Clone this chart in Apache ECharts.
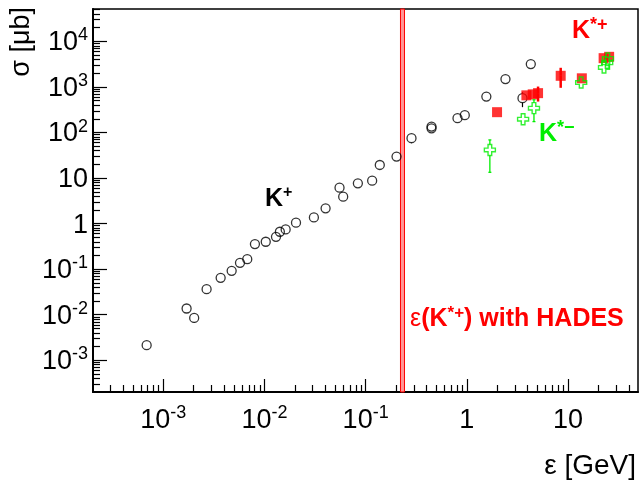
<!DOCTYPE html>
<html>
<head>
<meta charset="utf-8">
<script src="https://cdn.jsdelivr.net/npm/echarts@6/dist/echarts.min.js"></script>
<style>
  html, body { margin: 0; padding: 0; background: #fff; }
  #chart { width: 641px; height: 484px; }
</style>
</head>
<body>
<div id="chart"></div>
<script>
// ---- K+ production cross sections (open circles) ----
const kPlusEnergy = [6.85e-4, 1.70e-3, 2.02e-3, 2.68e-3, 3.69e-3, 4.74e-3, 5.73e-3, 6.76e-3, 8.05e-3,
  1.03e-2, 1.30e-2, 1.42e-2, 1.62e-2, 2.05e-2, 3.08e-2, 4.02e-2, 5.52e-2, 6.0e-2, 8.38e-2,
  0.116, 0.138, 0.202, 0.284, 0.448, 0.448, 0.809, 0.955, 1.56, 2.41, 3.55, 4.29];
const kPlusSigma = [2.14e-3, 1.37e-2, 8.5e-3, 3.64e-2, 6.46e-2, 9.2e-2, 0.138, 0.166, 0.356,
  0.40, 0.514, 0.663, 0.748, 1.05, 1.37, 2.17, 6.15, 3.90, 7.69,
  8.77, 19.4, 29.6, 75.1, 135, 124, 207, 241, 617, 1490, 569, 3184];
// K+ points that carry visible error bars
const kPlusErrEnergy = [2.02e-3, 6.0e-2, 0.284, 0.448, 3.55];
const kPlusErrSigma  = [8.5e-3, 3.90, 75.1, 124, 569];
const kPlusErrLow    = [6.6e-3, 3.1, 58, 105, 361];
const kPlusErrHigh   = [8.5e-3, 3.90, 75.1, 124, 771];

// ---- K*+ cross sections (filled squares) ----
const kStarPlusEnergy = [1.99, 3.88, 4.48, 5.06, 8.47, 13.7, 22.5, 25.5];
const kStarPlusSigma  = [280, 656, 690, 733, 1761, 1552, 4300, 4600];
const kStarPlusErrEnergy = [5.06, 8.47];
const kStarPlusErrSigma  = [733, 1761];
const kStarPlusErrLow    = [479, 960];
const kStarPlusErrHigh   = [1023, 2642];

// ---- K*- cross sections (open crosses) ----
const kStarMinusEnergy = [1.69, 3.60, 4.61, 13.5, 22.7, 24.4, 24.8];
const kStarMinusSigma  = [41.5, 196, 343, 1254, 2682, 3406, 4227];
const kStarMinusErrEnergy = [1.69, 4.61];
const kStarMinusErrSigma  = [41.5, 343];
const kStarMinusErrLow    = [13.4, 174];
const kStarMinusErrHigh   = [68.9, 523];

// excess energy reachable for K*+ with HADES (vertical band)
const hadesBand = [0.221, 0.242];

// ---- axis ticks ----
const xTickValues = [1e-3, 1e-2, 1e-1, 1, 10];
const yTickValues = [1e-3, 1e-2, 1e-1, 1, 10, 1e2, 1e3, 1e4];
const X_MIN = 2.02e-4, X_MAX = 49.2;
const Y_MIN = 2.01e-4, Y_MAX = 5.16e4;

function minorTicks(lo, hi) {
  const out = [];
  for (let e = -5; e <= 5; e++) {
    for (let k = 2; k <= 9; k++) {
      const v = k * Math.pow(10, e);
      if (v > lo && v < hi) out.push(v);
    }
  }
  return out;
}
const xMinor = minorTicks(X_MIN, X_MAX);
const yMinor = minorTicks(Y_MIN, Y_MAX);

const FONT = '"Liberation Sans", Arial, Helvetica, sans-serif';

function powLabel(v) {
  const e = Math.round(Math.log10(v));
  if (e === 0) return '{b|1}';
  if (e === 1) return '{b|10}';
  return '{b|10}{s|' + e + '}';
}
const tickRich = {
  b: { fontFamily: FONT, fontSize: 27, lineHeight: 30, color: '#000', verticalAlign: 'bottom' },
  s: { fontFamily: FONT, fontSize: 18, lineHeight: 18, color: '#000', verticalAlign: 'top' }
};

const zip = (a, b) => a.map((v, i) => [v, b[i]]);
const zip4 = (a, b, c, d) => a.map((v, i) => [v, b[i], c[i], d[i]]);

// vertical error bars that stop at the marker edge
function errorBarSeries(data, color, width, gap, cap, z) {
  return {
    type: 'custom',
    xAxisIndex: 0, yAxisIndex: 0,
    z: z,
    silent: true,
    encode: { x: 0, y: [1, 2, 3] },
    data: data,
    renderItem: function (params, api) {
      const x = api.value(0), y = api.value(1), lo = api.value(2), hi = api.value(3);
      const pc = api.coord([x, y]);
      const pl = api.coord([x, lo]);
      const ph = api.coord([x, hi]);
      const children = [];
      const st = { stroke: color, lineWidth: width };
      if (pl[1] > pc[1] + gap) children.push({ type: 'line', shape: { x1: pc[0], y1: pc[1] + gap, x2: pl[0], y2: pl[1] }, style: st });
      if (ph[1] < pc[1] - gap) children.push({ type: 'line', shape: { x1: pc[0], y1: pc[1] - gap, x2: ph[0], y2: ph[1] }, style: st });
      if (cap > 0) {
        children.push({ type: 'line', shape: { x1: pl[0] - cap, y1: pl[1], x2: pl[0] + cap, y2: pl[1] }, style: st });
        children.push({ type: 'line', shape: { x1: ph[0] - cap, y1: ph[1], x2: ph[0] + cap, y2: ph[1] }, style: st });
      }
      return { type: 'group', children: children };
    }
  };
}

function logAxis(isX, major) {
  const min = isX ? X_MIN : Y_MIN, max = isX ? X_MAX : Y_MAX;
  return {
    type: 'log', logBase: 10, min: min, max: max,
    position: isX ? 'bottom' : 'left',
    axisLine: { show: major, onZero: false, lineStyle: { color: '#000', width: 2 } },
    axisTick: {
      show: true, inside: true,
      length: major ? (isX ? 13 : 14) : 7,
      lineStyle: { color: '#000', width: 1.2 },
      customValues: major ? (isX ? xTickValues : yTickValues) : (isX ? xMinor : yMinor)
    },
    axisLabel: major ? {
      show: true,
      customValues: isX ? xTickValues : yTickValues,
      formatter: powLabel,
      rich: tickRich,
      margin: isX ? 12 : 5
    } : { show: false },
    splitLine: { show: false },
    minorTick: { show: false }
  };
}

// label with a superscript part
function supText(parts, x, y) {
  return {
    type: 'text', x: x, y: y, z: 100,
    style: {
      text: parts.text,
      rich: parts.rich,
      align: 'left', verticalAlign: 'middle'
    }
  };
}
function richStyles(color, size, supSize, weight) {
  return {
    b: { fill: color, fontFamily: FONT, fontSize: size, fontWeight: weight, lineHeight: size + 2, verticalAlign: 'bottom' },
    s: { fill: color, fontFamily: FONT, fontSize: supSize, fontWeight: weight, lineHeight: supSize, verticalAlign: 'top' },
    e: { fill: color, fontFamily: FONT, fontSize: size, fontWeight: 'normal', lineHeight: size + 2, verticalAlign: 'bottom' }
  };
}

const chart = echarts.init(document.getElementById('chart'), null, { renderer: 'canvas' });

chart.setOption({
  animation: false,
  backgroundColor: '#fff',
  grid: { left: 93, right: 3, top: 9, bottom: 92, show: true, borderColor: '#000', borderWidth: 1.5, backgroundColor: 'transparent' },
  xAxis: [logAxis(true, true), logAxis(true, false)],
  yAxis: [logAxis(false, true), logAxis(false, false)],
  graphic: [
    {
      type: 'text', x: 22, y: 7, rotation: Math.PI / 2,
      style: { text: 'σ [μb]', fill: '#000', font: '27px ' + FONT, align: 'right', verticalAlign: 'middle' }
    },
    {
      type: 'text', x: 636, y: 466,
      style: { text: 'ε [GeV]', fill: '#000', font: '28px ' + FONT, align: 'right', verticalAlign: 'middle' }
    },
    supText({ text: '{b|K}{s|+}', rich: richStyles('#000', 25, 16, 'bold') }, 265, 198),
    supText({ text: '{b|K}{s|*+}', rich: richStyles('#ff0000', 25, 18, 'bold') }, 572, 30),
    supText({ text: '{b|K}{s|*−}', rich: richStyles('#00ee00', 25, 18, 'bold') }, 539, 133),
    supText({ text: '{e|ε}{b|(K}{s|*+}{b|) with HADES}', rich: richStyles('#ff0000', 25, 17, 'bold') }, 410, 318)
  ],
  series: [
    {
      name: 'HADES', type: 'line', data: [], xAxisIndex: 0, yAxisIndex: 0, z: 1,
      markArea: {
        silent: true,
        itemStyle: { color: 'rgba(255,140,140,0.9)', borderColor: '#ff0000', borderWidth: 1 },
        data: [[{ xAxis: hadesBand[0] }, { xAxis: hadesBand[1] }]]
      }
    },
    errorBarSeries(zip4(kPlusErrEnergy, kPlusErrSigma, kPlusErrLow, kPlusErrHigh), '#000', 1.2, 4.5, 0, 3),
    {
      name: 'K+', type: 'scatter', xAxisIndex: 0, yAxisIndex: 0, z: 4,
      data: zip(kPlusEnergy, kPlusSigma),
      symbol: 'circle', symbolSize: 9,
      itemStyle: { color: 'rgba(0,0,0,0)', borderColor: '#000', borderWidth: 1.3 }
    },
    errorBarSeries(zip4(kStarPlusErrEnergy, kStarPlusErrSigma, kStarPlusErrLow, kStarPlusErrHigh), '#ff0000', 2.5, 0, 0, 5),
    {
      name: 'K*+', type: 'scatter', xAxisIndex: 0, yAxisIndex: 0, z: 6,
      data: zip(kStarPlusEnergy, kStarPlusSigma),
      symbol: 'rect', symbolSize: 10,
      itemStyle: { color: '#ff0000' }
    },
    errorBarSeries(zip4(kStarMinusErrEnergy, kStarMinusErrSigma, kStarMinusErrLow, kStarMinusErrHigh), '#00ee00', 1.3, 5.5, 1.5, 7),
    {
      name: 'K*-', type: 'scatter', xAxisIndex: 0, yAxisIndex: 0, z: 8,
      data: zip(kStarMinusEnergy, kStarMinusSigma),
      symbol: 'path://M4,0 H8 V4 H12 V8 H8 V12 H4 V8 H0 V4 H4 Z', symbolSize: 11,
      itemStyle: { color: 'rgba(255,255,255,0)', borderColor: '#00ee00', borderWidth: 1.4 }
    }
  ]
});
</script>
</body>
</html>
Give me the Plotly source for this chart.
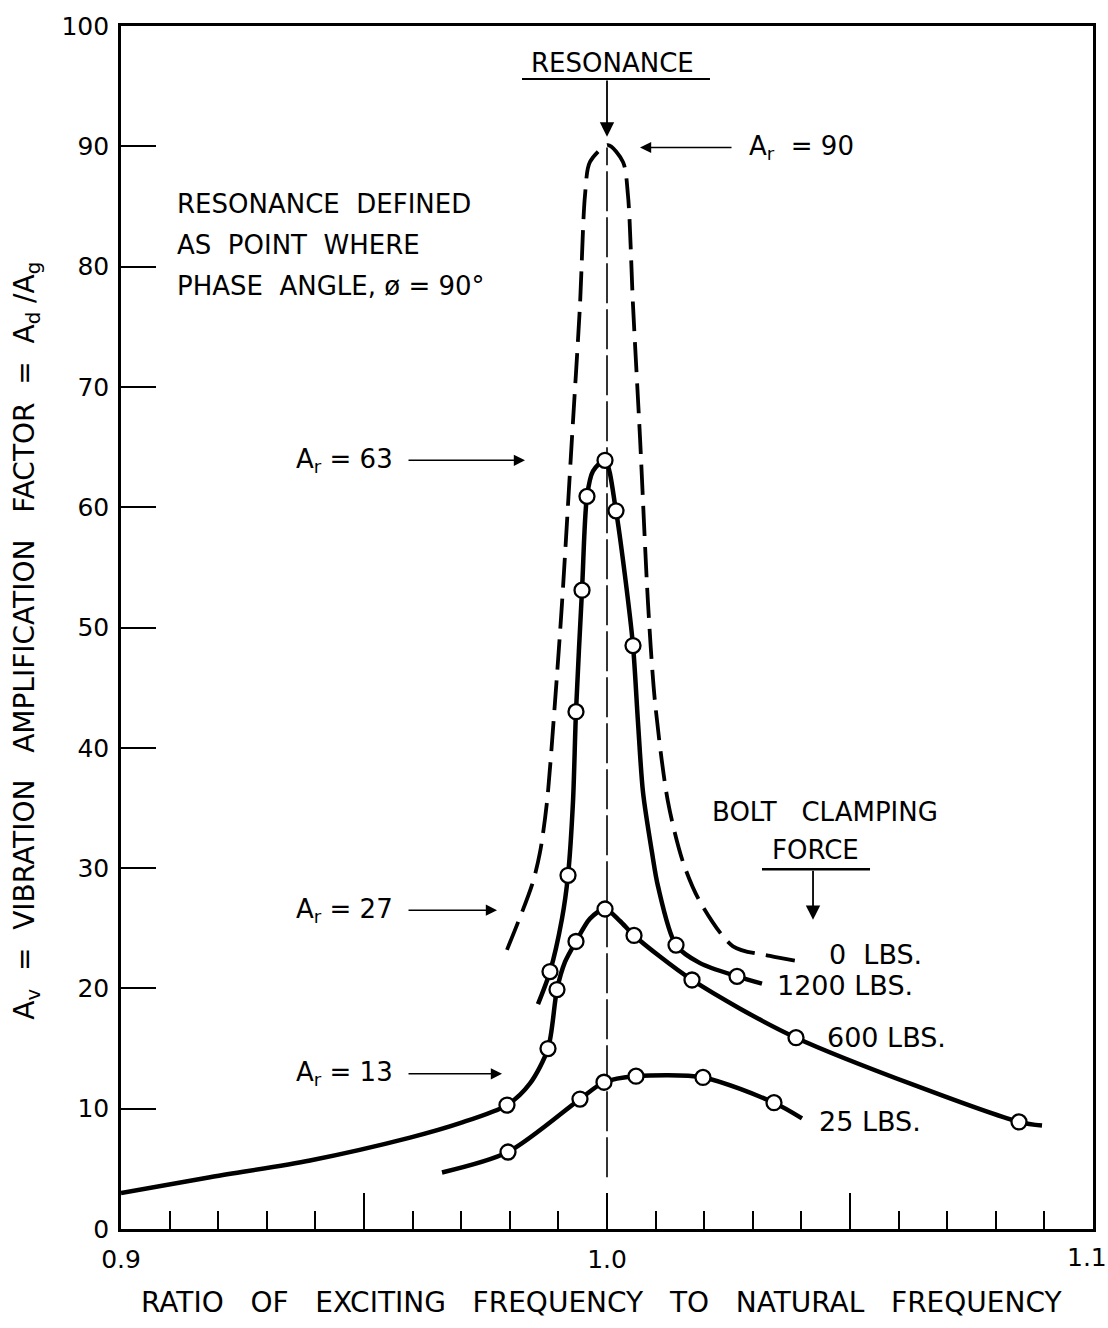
══════════════════════════════
## TASK REQUIREMENTS
Read the entries and select each line where the word "this" is found.

## TASK RESPONSE
Clone this chart in Apache ECharts.
Give me the Plotly source for this chart.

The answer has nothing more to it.